Edgar Allan Poe
Edgar Allan Poe was born in Boston, Massachusetts, on
January 19, 1809. Poe's father and mother, both
professional actors, died before the poet was three and
John and Frances Allan raised him as a foster child in
Richmond, Virginia. John Allan, a prosperous tobacco
exporter, sent Poe to the best boarding schools and later
to the University of Virginia, where Poe excelled
academically. After less than one year of school, however,
he was forced to leave the University when Allan refused to
pay his gambling debts.
Poe returned briefly to Richmond, but his relationship with
Allan deteriorated. In 1827, he moved to Boston and
enlisted in the United States Army. His first collection of
poems, Tamerlane, and Other Poems, was published that year.

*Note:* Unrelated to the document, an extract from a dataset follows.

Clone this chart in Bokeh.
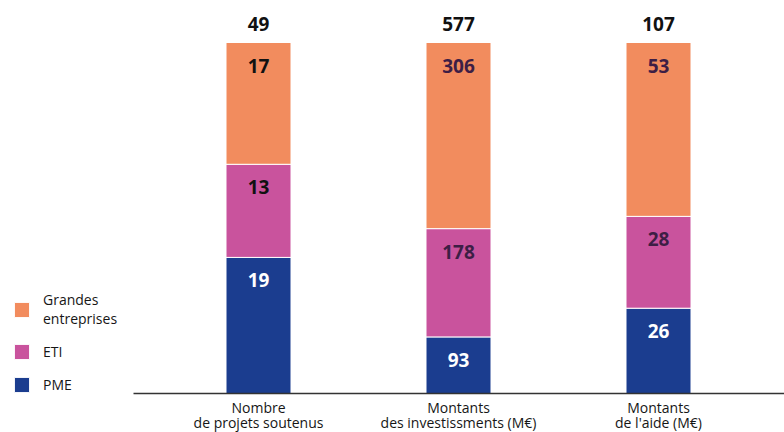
from bokeh.plotting import figure
from bokeh.models import Range1d, ColumnDataSource, Legend, LegendItem
from bokeh.core.properties import value
from bokeh.embed import file_html
from bokeh.resources import INLINE

categories = ["Nombre\nde projets soutenus", "Montants\ndes investissments (M€)", "Montants\nde l'aide (M€)"]
series_names = ["PME", "ETI", "Grandes\nentreprises"]
pme = [19, 93, 26]
eti = [13, 178, 28]
ge = [17, 306, 53]

colors = ["#1B3D8F", "#C9539D", "#F28C5E"]
FONT = "Open Sans"

totals = [a + b + c for a, b, c in zip(pme, eti, ge)]
xs = list(range(len(categories)))

p = figure(width=784, height=432, output_backend="svg", toolbar_location=None,
           x_range=Range1d(-1.29, 2.63), y_range=Range1d(-0.1111, 1.1197),
           min_border_left=0, min_border_right=0, min_border_top=0, min_border_bottom=0)
p.outline_line_color = None
p.grid.grid_line_color = None
p.axis.visible = False

bottom = [0.0] * 3
renderers = []
series = [pme, eti, ge]
label_colors = [["white"] * 3, ["#111111", "#3d1e45", "#3d1e45"], ["#111111", "#3d1e45", "#3d1e45"]]
for vals, col, lc in zip(series, colors, label_colors):
    shares = [v / t for v, t in zip(vals, totals)]
    tops = [b + s for b, s in zip(bottom, shares)]
    src = ColumnDataSource(dict(x=xs, bottom=bottom, top=tops, val=[str(v) for v in vals], lc=lc))
    r = p.vbar(x="x", bottom="bottom", top="top", width=0.325, source=src,
               fill_color=col, line_color="white", line_width=1)
    renderers.append(r)
    p.text(x="x", y="top", text="val", source=src, text_align="center", text_baseline="middle",
           y_offset=23, text_font=value(FONT), text_font_style="bold", text_font_size="19px",
           text_color="lc")
    bottom = tops

tsrc = ColumnDataSource(dict(x=xs, y=[1.0] * 3, t=[str(t) for t in totals]))
p.text(x="x", y="y", text="t", source=tsrc, text_align="center", text_baseline="middle",
       y_offset=-19, text_font=value(FONT), text_font_style="bold", text_font_size="19px",
       text_color="#111111")

# baseline (axis line)
p.segment(x0=[-0.625], x1=[2.63], y0=[0], y1=[0], line_color="#333333", line_width=1.5)

# category labels, one text glyph per line
lines = [c.split("\n") for c in categories]
for k, off in enumerate([14, 29]):
    csrc = ColumnDataSource(dict(x=xs, y=[0] * 3, t=[l[k] for l in lines]))
    p.text(x="x", y="y", text="t", source=csrc, text_align="center", text_baseline="middle",
           y_offset=off, text_font=value(FONT), text_font_size="14px", text_color="#161616")

items = [LegendItem(label=n, renderers=[r]) for n, r in zip(series_names, renderers)][::-1]
legend = Legend(items=items, location=(12, 38), glyph_width=19, glyph_height=19,
                label_standoff=12, label_text_font=FONT, label_text_font_size="14px",
                label_text_color="#161616", border_line_color=None, background_fill_alpha=0,
                spacing=14, padding=0, margin=0, label_text_line_height=1.0)
p.add_layout(legend, "center")

open("out.html", "w").write(file_html(p, INLINE))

In 1829, he published a second collection entitled Al
Aaraaf, Tamerlane, and Minor Poems. Neither volume received
significant critical or public attention. Following his
Army service, Poe was admitted to the United States
Military Academy, but he was again forced to leave for lack
of financial support. He then moved into the home of his
aunt, Mrs. Maria Clemm and her daughter Virginia, in
Baltimore, Maryland.
Poe began to sell short stories to magazines at around this
time, and, in 1835, he became the editor of the Southern
Literary Messenger in Richmond. He brought his aunt and
twelve-year-old cousin, Virginia Clemm, with him to
Richmond. He married Virginia in 1836. Over the next ten
years, Poe would edit a number of literary journals
including the Burton's Gentleman's Magazine and Graham's
Magazine in Philadelphia and the Broadway Journal in New
York City. It was during these years that he established
himself as a poet, a short-story writer, and an editor. He
published some of his best-known stories and poems
including "The Fall of the House of Usher," "The Tell-Tale
Heart," "The Murders in the Rue Morgue," and "The Raven."
After Virginia's death from tuberculosis in 1847, Poe's
life-long struggle with depression and alcoholism worsened.
He returned briefly to Richmond in 1849 and then set out
for an editing job in Philadelphia. For unknown reasons, he
stopped in Baltimore. On October 3, 1849, he was found in a
state of semi-consciousness. Poe died four days later of
"acute congestion of the brain."
Poe's work as an editor, a poet, and a critic had a
profound impact on American and international literature.
His stories mark him as one of the originators of both
horror and detective fiction. Many anthologies credit him
as the "architect" of the modern short story. He was also
one of the first critics to focus primarily on the effect
of the style and of the structure in a literary work; as
such, he has been seen as a forerunner to the "art for
art's sake" movement. French Symbolists such as Mallarmé
and Rimbaud claimed him as a literary precursor. Baudelaire
spent nearly fourteen years translating Poe into French.
Today, Poe is remembered as one of the first American
writers to become a major figure in world literature.